Thursday, 19 de December de 2024 ISSN 1519-7670 - Ano 24 - nº 1318

Mídia se deixa manipular e apanha

 

José Serra usou novamente o ataque à imprensa (já o fizera em outras campanhas) como arma para se defender de estocadas adversárias. Em entrevistas à rádio CBN e ao portal UOL, acusou os repórteres de facciosismo ao ser questionado a respeito da distribuição pela Secretaria Municipal de Educação, quando era prefeito, de material orientador para discussões sobre preconceito, entre eles a homofobia.

Esse tópico emergiu por iniciativa de seus adversários petistas, como antídoto contra os ataques que a campanha de Serra fizera ao “kit gay” produzido, mas não distribuído, na gestão de Fernando Haddad no Ministério da Educação.

O assunto foi comentado por Renato Janine Ribeiro no Facebook:

“Ninguém pode me acusar, salvo se for mentiroso, de prevenção contra José Serra. Defendi antes do 1º turno o voto nele, caso fosse o finalista contra Russomanno. Mas sua entrevista à CBN é espantosa. Não responde às perguntas. Desqualifica o jornalista, chamando-o de petista, quando quem lê a Folha sabe que não pode chamar assim a Kennedy Alencar. Com isso, foge da pergunta. Usa a palavra ‘PT’ como palavrão, o que não é argumento. Provavelmente, com isso, perde eleitores que estejam indecisos e que vejam méritos e deméritos dos dois lados. Mas não importa, na discussão ética, se assim ele ganha ou perde votos. Importa que nada justifica lidar com a res publica com tanto desrespeito ao outro. (…)”

Pelo menos três aspectos merecem atenção, nesse caso.

Primeiro,  pessoas que lutaram pela redemocratização, como tucanos (não todos) e petistas (idem), hoje não hesitam em atacar de modo não republicano a mídia jornalística.

Todo assunto comporta discussão. A veemência é uma escolha do debatedor. Mas apontar ou insinuar segundas intenções é golpe baixo. Se o assunto está na mesa, cabe ao jornalista suscitá-lo. Questionar esse direito é questionar o exercício do papel da imprensa em regime democrático. É um ataque, mesmo sem recurso a leis de exceção, intimidações, perseguições, assassinatos.

Manipulações

Segundo, jornais e jornalistas precisam lutar o tempo todo contra manipulações. O modo de funcionamento da imprensa, a cada etapa de sua trajetória, é deslindado por pessoas suficientemente espertas – ou inteligentes, vá lá – para usar esse conhecimento a seu favor, mas contra a verdade (cognoscível) dos fatos. Quando estava ainda em seu primeiro mandato, Fernando Henrique Cardoso explicou em livro-entrevista a Roberto Pompeu de Toledo o modus operandi dos plantadores de notas. Pouca coisa mudou desde então.
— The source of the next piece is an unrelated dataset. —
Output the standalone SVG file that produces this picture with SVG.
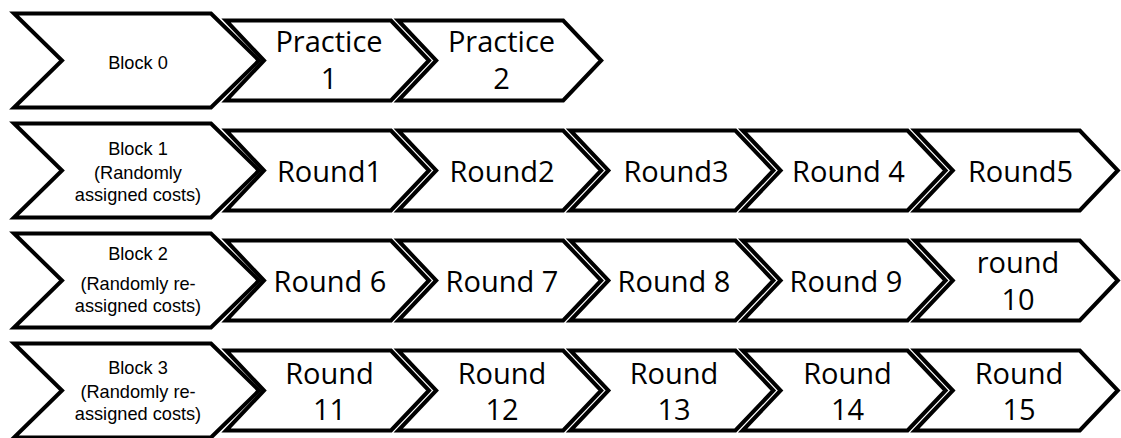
<svg xmlns="http://www.w3.org/2000/svg" xmlns:xlink="http://www.w3.org/1999/xlink" width="1121" height="438" viewBox="0 0 1121 438">
  <style>
    .shape { fill: #ffffff; stroke: #000000; stroke-width: 4; stroke-linejoin: miter; }
    .big { font-family: "Open Sans", "Liberation Sans", sans-serif; font-size: 29px; fill: #000000; text-anchor: middle; }
    .small { font-family: "Liberation Sans", "Open Sans", sans-serif; font-size: 18.2px; fill: #000000; text-anchor: middle; }
  </style>
  <defs>
    <!-- large block chevron (94 tall) and step chevron (80 tall) -->
    <polygon id="blk" points="0,0 197,0 245,47 197,94 0,94 48,47"/>
    <polygon id="chev" points="0,0 165,0 203,40 165,80 0,80 38,40"/>
  </defs>
  <rect width="1121" height="438" fill="#ffffff"/>

  <!-- Row 0 -->
  <g id="block0">
    <use href="#blk" class="shape" x="14" y="13.5"/>
    <text class="small" x="138" y="68.5">Block 0</text>
  </g>
  <g id="practice1">
    <use href="#chev" class="shape" x="226" y="20.5"/>
    <text class="big" x="329" y="51.5">Practice</text>
    <text class="big" x="329" y="88.5">1</text>
  </g>
  <g id="practice2">
    <use href="#chev" class="shape" x="398.2" y="20.5"/>
    <text class="big" x="501.5" y="51.5">Practice</text>
    <text class="big" x="501.5" y="88.5">2</text>
  </g>

  <!-- Row 1 -->
  <g id="block1">
    <use href="#blk" class="shape" x="14" y="123.5"/>
    <text class="small" x="138" y="155">Block 1</text>
    <text class="small" x="138" y="179">(Randomly</text>
    <text class="small" x="138" y="201">assigned costs)</text>
  </g>
  <g id="round1">
    <use href="#chev" class="shape" x="226" y="130.5"/>
    <text class="big" x="329.5" y="181.5">Round1</text>
  </g>
  <g id="round2">
    <use href="#chev" class="shape" x="398.2" y="130.5"/>
    <text class="big" x="502" y="181.5">Round2</text>
  </g>
  <g id="round3">
    <use href="#chev" class="shape" x="570.4" y="130.5"/>
    <text class="big" x="676" y="181.5">Round3</text>
  </g>
  <g id="round4">
    <use href="#chev" class="shape" x="742.6" y="130.5"/>
    <text class="big" x="848.5" y="181.5">Round 4</text>
  </g>
  <g id="round5">
    <use href="#chev" class="shape" x="914.8" y="130.5"/>
    <text class="big" x="1020.5" y="181.5">Round5</text>
  </g>

  <!-- Row 2 -->
  <g id="block2">
    <use href="#blk" class="shape" x="14" y="233.5"/>
    <text class="small" x="138" y="259.5">Block 2</text>
    <text class="small" x="138" y="289.5">(Randomly re-</text>
    <text class="small" x="138" y="311.5">assigned costs)</text>
  </g>
  <g id="round6">
    <use href="#chev" class="shape" x="226" y="240.5"/>
    <text class="big" x="330" y="291.5">Round 6</text>
  </g>
  <g id="round7">
    <use href="#chev" class="shape" x="398.2" y="240.5"/>
    <text class="big" x="502" y="291.5">Round 7</text>
  </g>
  <g id="round8">
    <use href="#chev" class="shape" x="570.4" y="240.5"/>
    <text class="big" x="674" y="291.5">Round 8</text>
  </g>
  <g id="round9">
    <use href="#chev" class="shape" x="742.6" y="240.5"/>
    <text class="big" x="846" y="291.5">Round 9</text>
  </g>
  <g id="round10">
    <use href="#chev" class="shape" x="914.8" y="240.5"/>
    <text class="big" x="1018" y="273">round</text>
    <text class="big" x="1018" y="309.5">10</text>
  </g>

  <!-- Row 3 -->
  <g id="block3">
    <use href="#blk" class="shape" x="14" y="343.5"/>
    <text class="small" x="138" y="374">Block 3</text>
    <text class="small" x="138" y="397.5">(Randomly re-</text>
    <text class="small" x="138" y="419.5">assigned costs)</text>
  </g>
  <g id="round11">
    <use href="#chev" class="shape" x="226" y="350.5"/>
    <text class="big" x="329.5" y="383.5">Round</text>
    <text class="big" x="329.5" y="420">11</text>
  </g>
  <g id="round12">
    <use href="#chev" class="shape" x="398.2" y="350.5"/>
    <text class="big" x="502" y="383.5">Round</text>
    <text class="big" x="502" y="420">12</text>
  </g>
  <g id="round13">
    <use href="#chev" class="shape" x="570.4" y="350.5"/>
    <text class="big" x="674" y="383.5">Round</text>
    <text class="big" x="674" y="420">13</text>
  </g>
  <g id="round14">
    <use href="#chev" class="shape" x="742.6" y="350.5"/>
    <text class="big" x="847.5" y="383.5">Round</text>
    <text class="big" x="847.5" y="420">14</text>
  </g>
  <g id="round15">
    <use href="#chev" class="shape" x="914.8" y="350.5"/>
    <text class="big" x="1019" y="383.5">Round</text>
    <text class="big" x="1019" y="420">15</text>
  </g>
</svg>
Terceiro,  jornal tem posição, sim, em cada centímetro do que publica. Admita-se que a preocupação com o “kit gay” reflita o modo de pensar de uma parcela da população. (A denominação deveria ser rejeitada, mas oferece a jornalistas a conveniência de ser curta, o que talvez tenha sido malandramente percebido por seus criadores.) Isso pode justificar que se pondere a validade da pauta (não necessariamente que essa pauta se imponha). Mas não é disso que se trata.

A rejeição ao material anti-homofóbico do Ministério da Educação (sem entrar no mérito de sua concepção e de sua qualidade editorial) foi feita para desqualificar o tema, a necessidade de combater, no terreno educativo, discriminações e preconceitos. Essa foi a démarche de igrejas protestantes e da igreja católica.

Trevas ou luzes

É uma pregação reacionária, embora congruente com o papel que as igrejas têm. A mídia, em relação a essa faceta, precisa decidir se cede espaço a trevas ou se se pretende filha das luzes.

Muito pior, entretanto, é a exploração eleitoral do tema, mediante a qual os partidos (melhor dito, as coligações) praticam a mais deslavada manipulação, que só prospera porque a mídia lhe dá espaço.

Se as redações tivessem um pouco mais de juízo, pensando no presente e no futuro do país, e não tanto em “vender jornal”, desqualificariam a pauta, ou a reduziriam ao ridículo, bastando para isso ouvir pessoas capazes de desmontar argumentações medievalescas (e hipócritas, em tantos casos).

Padres e pastores continuariam usando seus púlpitos e sua mídia para pregar o atraso, mas ele não entraria na corrente sanguínea do “grande debate público”, instância por excelência das repúblicas democráticas.